───── Data excerpt ─────

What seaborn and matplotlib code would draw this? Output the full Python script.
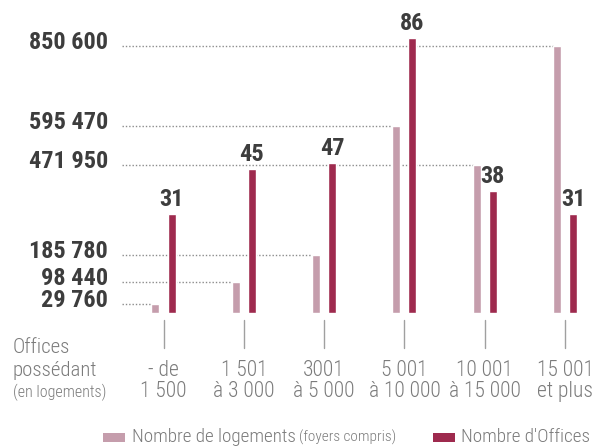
import numpy as np
import pandas as pd
import matplotlib
matplotlib.use("Agg")
import matplotlib.pyplot as plt
import seaborn as sns
from matplotlib import font_manager as fm
from matplotlib.transforms import blended_transform_factory
from matplotlib.patches import Rectangle
from matplotlib.lines import Line2D

# ---- data ----
cat_line1 = ["- de", "1 501", "3001", "5 001", "10 001", "15 001"]
cat_line2 = ["1 500", "à 3 000", "à 5 000", "à 10 000", "à 15 000", "et plus"]
logements = [29760, 98440, 185780, 595470, 471950, 850600]
offices = [31, 45, 47, 86, 38, 31]
axis_title = ["Offices", "possédant", "(en logements)"]
legend_main = ["Nombre de logements", "Nombre d'Offices"]
legend_note = "(foyers compris)"

# ---- style ----
PINK = "#c59dac"
RED = "#9e2a4e"
DARK = "#3d3d3d"
GREY = "#7b7b7b"
DOT = "#8c8c8c"
TICK = "#a0a0a0"

sns.set_theme(style="white")
names = {f.name for f in fm.fontManager.ttflist}
cond = None
for n in ["Roboto Condensed", "Liberation Sans Narrow", "Open Sans Condensed",
          "DejaVu Sans Condensed", "Noto Sans Condensed", "Arial Narrow"]:
    if n in names:
        cond = n
        break
plt.rcParams["font.family"] = [cond or "DejaVu Sans", "DejaVu Sans"]
LIGHT = "light" if cond else "normal"

W, H = 596, 447
fig = plt.figure(figsize=(W / 100, H / 100), dpi=100)
base_px, top_px = 313, 20
ax = fig.add_axes([0, (H - base_px) / H, 1, (base_px - top_px) / H])
ax2 = ax.twinx()

x0_px, step_px = 163.5, 80.3
def px2x(px):
    return (px - x0_px) / step_px

pos = np.arange(len(logements))
df = pd.DataFrame({"pos": pos, "logements": logements, "offices": offices})

sns.barplot(data=df.assign(x=df["pos"] - 0.1), x="x", y="logements",
            native_scale=True, width=0.1, color=PINK, saturation=1,
            errorbar=None, ax=ax, zorder=2)
sns.barplot(data=df.assign(x=df["pos"] + 0.1), x="x", y="offices",
            native_scale=True, width=0.1, color=RED, saturation=1,
            errorbar=None, ax=ax2, zorder=2)

ax.set_xlim(px2x(0), px2x(W))
ax.set_ylim(0, (base_px - top_px) / 267.0 * 850600)
ax2.set_ylim(0, (base_px - top_px) / ((base_px - 38) / 86.0))
for a in (ax, ax2):
    a.axis("off")

# dotted guides + left value labels
for i, v in enumerate(logements):
    ax.plot([px2x(122), i - 0.15], [v, v], color=DOT, lw=1,
            ls=(0, (1, 1.4)), zorder=1)
    ax.annotate(f"{v:,}".replace(",", " "), xy=(px2x(108), v),
                xytext=(0, -3 * 0.72), textcoords="offset points",
                ha="right", va="baseline", fontsize=17.5, weight="bold",
                color=DARK, annotation_clip=False)

# value labels on office bars
for i, v in enumerate(offices):
    ax2.annotate(str(v), xy=(i + 0.1, v), xytext=(0, 8 * 0.72),
                 textcoords="offset points", ha="center", va="baseline",
                 fontsize=17.5, weight="bold", color=DARK,
                 annotation_clip=False)

# category ticks and labels
blend = blended_transform_factory(ax.transData, fig.transFigure)
for i in pos:
    fig.add_artist(Line2D([i, i], [1 - 320 / H, 1 - 348 / H], transform=blend,
                          color=TICK, lw=1))
    ax.text(i, 1 - 376 / H, cat_line1[i], transform=blend, ha="center",
            va="baseline", fontsize=15.5, color=GREY, weight=LIGHT)
    ax.text(i, 1 - 397 / H, cat_line2[i], transform=blend, ha="center",
            va="baseline", fontsize=15.5, color=GREY, weight=LIGHT)

fig.text(13 / W, 1 - 353 / H, axis_title[0], ha="left", va="baseline",
         fontsize=15, color=GREY, weight=LIGHT)
fig.text(13 / W, 1 - 376 / H, axis_title[1], ha="left", va="baseline",
         fontsize=15, color=GREY, weight=LIGHT)
fig.text(13 / W, 1 - 397 / H, axis_title[2], ha="left", va="baseline",
         fontsize=11.5, color=GREY, weight=LIGHT)

# legend
fig.add_artist(Rectangle((103 / W, 1 - 442 / H), 22 / W, 9 / H,
                         transform=fig.transFigure, color=PINK, lw=0))
t1 = fig.text(132 / W, 1 - 442 / H, legend_main[0], ha="left", va="baseline",
              fontsize=13.8, color=GREY, weight=LIGHT)
ax.annotate(legend_note, xy=(1, 1 - 442 / H), xycoords=(t1, "figure fraction"),
            xytext=(2, 0), textcoords="offset points", ha="left",
            va="baseline", fontsize=11, color=GREY, weight=LIGHT,
            annotation_clip=False)
fig.add_artist(Rectangle((433 / W, 1 - 442 / H), 22 / W, 9 / H,
                         transform=fig.transFigure, color=RED, lw=0))
fig.text(461 / W, 1 - 442 / H, legend_main[1], ha="left", va="baseline",
         fontsize=13.8, color=GREY, weight=LIGHT)

fig.savefig("out.png", dpi=100)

─────

[Problem] Would you reproduce the lines above, from the very first through the line containing "from matplotlib.lines import Line2D", exactly and without the pictures?

[Response]
What seaborn and matplotlib code would draw this? Output the full Python script.
import numpy as np
import pandas as pd
import matplotlib
matplotlib.use("Agg")
import matplotlib.pyplot as plt
import seaborn as sns
from matplotlib import font_manager as fm
from matplotlib.transforms import blended_transform_factory
from matplotlib.patches import Rectangle
from matplotlib.lines import Line2D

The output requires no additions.